EXERCISE INSTRUCTIONS:
Can you output the material exactly as written, minus any pictures it holds?
══ DATASET CONTENT
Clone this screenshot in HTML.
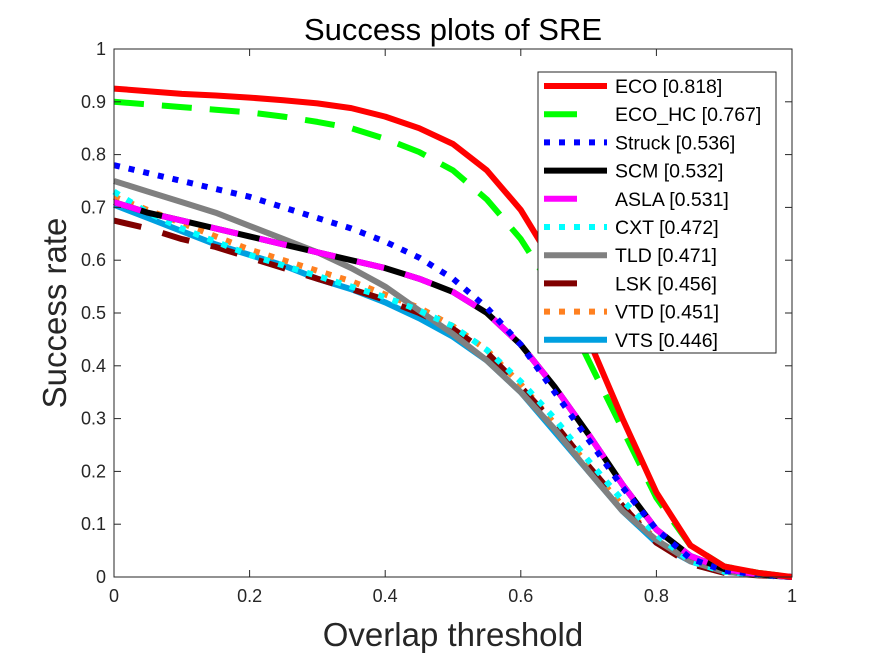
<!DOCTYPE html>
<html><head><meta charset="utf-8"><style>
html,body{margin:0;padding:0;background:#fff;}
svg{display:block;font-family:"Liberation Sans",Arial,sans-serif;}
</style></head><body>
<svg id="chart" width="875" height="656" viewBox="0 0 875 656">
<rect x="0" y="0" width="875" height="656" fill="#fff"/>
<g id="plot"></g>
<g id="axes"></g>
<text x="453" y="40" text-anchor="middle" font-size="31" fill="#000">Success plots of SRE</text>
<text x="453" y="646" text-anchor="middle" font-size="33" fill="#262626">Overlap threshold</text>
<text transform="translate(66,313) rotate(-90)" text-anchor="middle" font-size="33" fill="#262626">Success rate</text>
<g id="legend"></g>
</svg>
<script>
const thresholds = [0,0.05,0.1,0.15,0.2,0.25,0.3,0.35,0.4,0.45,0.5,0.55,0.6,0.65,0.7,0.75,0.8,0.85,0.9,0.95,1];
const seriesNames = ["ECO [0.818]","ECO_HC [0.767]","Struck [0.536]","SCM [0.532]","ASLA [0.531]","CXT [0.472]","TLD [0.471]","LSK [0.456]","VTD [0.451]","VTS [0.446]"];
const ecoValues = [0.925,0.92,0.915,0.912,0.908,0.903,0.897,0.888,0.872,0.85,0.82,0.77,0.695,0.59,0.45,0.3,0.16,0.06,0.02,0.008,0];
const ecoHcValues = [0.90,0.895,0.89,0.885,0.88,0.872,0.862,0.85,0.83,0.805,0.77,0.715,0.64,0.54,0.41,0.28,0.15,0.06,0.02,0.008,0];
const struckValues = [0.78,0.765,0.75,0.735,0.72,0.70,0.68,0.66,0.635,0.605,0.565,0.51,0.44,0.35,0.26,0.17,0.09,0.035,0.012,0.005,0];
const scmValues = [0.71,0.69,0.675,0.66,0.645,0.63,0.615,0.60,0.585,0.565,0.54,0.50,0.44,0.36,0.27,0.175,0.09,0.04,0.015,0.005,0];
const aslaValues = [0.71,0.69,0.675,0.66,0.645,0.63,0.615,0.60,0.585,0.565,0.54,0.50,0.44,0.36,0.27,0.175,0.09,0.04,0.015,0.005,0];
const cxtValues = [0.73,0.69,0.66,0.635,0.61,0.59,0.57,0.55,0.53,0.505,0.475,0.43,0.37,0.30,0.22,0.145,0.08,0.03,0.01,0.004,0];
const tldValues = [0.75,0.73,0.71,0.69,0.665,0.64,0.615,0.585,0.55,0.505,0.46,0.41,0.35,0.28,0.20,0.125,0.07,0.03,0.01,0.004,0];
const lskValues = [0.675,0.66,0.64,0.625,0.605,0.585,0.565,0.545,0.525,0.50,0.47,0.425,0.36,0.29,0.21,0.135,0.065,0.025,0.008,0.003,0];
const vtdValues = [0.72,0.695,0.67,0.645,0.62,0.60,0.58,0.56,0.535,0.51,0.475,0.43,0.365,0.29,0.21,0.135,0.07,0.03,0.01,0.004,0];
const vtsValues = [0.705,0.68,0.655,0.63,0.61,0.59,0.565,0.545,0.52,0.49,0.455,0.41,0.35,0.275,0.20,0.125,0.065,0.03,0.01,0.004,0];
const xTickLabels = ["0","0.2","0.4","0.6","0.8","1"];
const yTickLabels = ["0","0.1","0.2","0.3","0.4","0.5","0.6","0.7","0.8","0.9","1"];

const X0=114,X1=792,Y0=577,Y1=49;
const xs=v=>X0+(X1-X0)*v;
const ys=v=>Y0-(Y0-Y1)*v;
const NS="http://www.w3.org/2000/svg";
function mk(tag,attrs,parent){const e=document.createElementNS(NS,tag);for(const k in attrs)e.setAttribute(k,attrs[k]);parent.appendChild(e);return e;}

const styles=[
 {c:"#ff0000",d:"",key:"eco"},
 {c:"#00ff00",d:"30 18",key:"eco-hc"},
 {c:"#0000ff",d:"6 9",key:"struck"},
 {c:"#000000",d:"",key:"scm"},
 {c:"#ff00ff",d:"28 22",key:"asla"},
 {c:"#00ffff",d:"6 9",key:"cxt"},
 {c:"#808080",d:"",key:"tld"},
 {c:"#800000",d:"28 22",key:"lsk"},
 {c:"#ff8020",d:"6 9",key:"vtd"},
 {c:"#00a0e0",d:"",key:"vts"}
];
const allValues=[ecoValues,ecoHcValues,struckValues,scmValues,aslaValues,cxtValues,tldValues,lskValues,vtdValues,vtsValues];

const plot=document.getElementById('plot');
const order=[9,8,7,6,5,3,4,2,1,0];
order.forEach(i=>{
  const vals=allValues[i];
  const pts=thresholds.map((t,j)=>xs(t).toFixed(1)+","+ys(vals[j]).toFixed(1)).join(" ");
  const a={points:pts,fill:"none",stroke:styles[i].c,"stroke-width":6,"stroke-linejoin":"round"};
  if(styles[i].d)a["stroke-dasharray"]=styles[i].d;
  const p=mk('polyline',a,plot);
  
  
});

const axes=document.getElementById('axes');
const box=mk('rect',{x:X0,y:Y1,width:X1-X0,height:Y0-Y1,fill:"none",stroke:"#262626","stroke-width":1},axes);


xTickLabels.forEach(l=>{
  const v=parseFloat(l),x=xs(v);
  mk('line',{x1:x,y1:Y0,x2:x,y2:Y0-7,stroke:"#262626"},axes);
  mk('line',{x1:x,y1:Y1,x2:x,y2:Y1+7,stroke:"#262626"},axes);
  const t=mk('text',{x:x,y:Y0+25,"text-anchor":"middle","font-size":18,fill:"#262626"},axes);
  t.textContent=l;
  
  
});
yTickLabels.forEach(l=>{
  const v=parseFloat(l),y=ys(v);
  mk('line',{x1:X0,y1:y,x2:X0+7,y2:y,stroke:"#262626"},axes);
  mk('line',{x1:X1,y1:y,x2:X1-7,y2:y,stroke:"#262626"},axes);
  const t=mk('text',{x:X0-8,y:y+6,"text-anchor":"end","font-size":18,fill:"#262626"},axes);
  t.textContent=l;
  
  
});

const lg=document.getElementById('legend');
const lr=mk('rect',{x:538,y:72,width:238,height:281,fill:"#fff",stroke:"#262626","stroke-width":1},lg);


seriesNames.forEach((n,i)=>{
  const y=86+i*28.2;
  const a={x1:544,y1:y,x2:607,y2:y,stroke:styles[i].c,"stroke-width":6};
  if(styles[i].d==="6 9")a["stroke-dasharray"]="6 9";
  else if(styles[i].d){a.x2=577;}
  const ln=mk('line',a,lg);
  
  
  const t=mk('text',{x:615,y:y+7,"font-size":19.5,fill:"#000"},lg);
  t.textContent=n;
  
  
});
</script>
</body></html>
════
PROBLEM SOLUTION:
Clone this screenshot in HTML.
<!DOCTYPE html>
<html><head><meta charset="utf-8"><style>
html,body{margin:0;padding:0;background:#fff;}
svg{display:block;font-family:"Liberation Sans",Arial,sans-serif;}
</style></head><body>
<svg id="chart" width="875" height="656" viewBox="0 0 875 656">
<rect x="0" y="0" width="875" height="656" fill="#fff"/>
<g id="plot"></g>
<g id="axes"></g>
<text x="453" y="40" text-anchor="middle" font-size="31" fill="#000">Success plots of SRE</text>
<text x="453" y="646" text-anchor="middle" font-size="33" fill="#262626">Overlap threshold</text>
<text transform="translate(66,313) rotate(-90)" text-anchor="middle" font-size="33" fill="#262626">Success rate</text>
<g id="legend"></g>
</svg>
<script>
const thresholds = [0,0.05,0.1,0.15,0.2,0.25,0.3,0.35,0.4,0.45,0.5,0.55,0.6,0.65,0.7,0.75,0.8,0.85,0.9,0.95,1];
const seriesNames = ["ECO [0.818]","ECO_HC [0.767]","Struck [0.536]","SCM [0.532]","ASLA [0.531]","CXT [0.472]","TLD [0.471]","LSK [0.456]","VTD [0.451]","VTS [0.446]"];
const ecoValues = [0.925,0.92,0.915,0.912,0.908,0.903,0.897,0.888,0.872,0.85,0.82,0.77,0.695,0.59,0.45,0.3,0.16,0.06,0.02,0.008,0];
const ecoHcValues = [0.90,0.895,0.89,0.885,0.88,0.872,0.862,0.85,0.83,0.805,0.77,0.715,0.64,0.54,0.41,0.28,0.15,0.06,0.02,0.008,0];
const struckValues = [0.78,0.765,0.75,0.735,0.72,0.70,0.68,0.66,0.635,0.605,0.565,0.51,0.44,0.35,0.26,0.17,0.09,0.035,0.012,0.005,0];
const scmValues = [0.71,0.69,0.675,0.66,0.645,0.63,0.615,0.60,0.585,0.565,0.54,0.50,0.44,0.36,0.27,0.175,0.09,0.04,0.015,0.005,0];
const aslaValues = [0.71,0.69,0.675,0.66,0.645,0.63,0.615,0.60,0.585,0.565,0.54,0.50,0.44,0.36,0.27,0.175,0.09,0.04,0.015,0.005,0];
const cxtValues = [0.73,0.69,0.66,0.635,0.61,0.59,0.57,0.55,0.53,0.505,0.475,0.43,0.37,0.30,0.22,0.145,0.08,0.03,0.01,0.004,0];
const tldValues = [0.75,0.73,0.71,0.69,0.665,0.64,0.615,0.585,0.55,0.505,0.46,0.41,0.35,0.28,0.20,0.125,0.07,0.03,0.01,0.004,0];
const lskValues = [0.675,0.66,0.64,0.625,0.605,0.585,0.565,0.545,0.525,0.50,0.47,0.425,0.36,0.29,0.21,0.135,0.065,0.025,0.008,0.003,0];
const vtdValues = [0.72,0.695,0.67,0.645,0.62,0.60,0.58,0.56,0.535,0.51,0.475,0.43,0.365,0.29,0.21,0.135,0.07,0.03,0.01,0.004,0];
const vtsValues = [0.705,0.68,0.655,0.63,0.61,0.59,0.565,0.545,0.52,0.49,0.455,0.41,0.35,0.275,0.20,0.125,0.065,0.03,0.01,0.004,0];
const xTickLabels = ["0","0.2","0.4","0.6","0.8","1"];
const yTickLabels = ["0","0.1","0.2","0.3","0.4","0.5","0.6","0.7","0.8","0.9","1"];

const X0=114,X1=792,Y0=577,Y1=49;
const xs=v=>X0+(X1-X0)*v;
const ys=v=>Y0-(Y0-Y1)*v;
const NS="http://www.w3.org/2000/svg";
function mk(tag,attrs,parent){const e=document.createElementNS(NS,tag);for(const k in attrs)e.setAttribute(k,attrs[k]);parent.appendChild(e);return e;}

const styles=[
 {c:"#ff0000",d:"",key:"eco"},
 {c:"#00ff00",d:"30 18",key:"eco-hc"},
 {c:"#0000ff",d:"6 9",key:"struck"},
 {c:"#000000",d:"",key:"scm"},
 {c:"#ff00ff",d:"28 22",key:"asla"},
 {c:"#00ffff",d:"6 9",key:"cxt"},
 {c:"#808080",d:"",key:"tld"},
 {c:"#800000",d:"28 22",key:"lsk"},
 {c:"#ff8020",d:"6 9",key:"vtd"},
 {c:"#00a0e0",d:"",key:"vts"}
];
const allValues=[ecoValues,ecoHcValues,struckValues,scmValues,aslaValues,cxtValues,tldValues,lskValues,vtdValues,vtsValues];

const plot=document.getElementById('plot');
const order=[9,8,7,6,5,3,4,2,1,0];
order.forEach(i=>{
  const vals=allValues[i];
  const pts=thresholds.map((t,j)=>xs(t).toFixed(1)+","+ys(vals[j]).toFixed(1)).join(" ");
  const a={points:pts,fill:"none",stroke:styles[i].c,"stroke-width":6,"stroke-linejoin":"round"};
  if(styles[i].d)a["stroke-dasharray"]=styles[i].d;
  const p=mk('polyline',a,plot);
  
  
});

const axes=document.getElementById('axes');
const box=mk('rect',{x:X0,y:Y1,width:X1-X0,height:Y0-Y1,fill:"none",stroke:"#262626","stroke-width":1},axes);


xTickLabels.forEach(l=>{
  const v=parseFloat(l),x=xs(v);
  mk('line',{x1:x,y1:Y0,x2:x,y2:Y0-7,stroke:"#262626"},axes);
  mk('line',{x1:x,y1:Y1,x2:x,y2:Y1+7,stroke:"#262626"},axes);
  const t=mk('text',{x:x,y:Y0+25,"text-anchor":"middle","font-size":18,fill:"#262626"},axes);
  t.textContent=l;
  
  
});
yTickLabels.forEach(l=>{
  const v=parseFloat(l),y=ys(v);
  mk('line',{x1:X0,y1:y,x2:X0+7,y2:y,stroke:"#262626"},axes);
  mk('line',{x1:X1,y1:y,x2:X1-7,y2:y,stroke:"#262626"},axes);
  const t=mk('text',{x:X0-8,y:y+6,"text-anchor":"end","font-size":18,fill:"#262626"},axes);
  t.textContent=l;
  
  
});

const lg=document.getElementById('legend');
const lr=mk('rect',{x:538,y:72,width:238,height:281,fill:"#fff",stroke:"#262626","stroke-width":1},lg);


seriesNames.forEach((n,i)=>{
  const y=86+i*28.2;
  const a={x1:544,y1:y,x2:607,y2:y,stroke:styles[i].c,"stroke-width":6};
  if(styles[i].d==="6 9")a["stroke-dasharray"]="6 9";
  else if(styles[i].d){a.x2=577;}
  const ln=mk('line',a,lg);
  
  
  const t=mk('text',{x:615,y:y+7,"font-size":19.5,fill:"#000"},lg);
  t.textContent=n;
  
  
});
</script>
</body></html>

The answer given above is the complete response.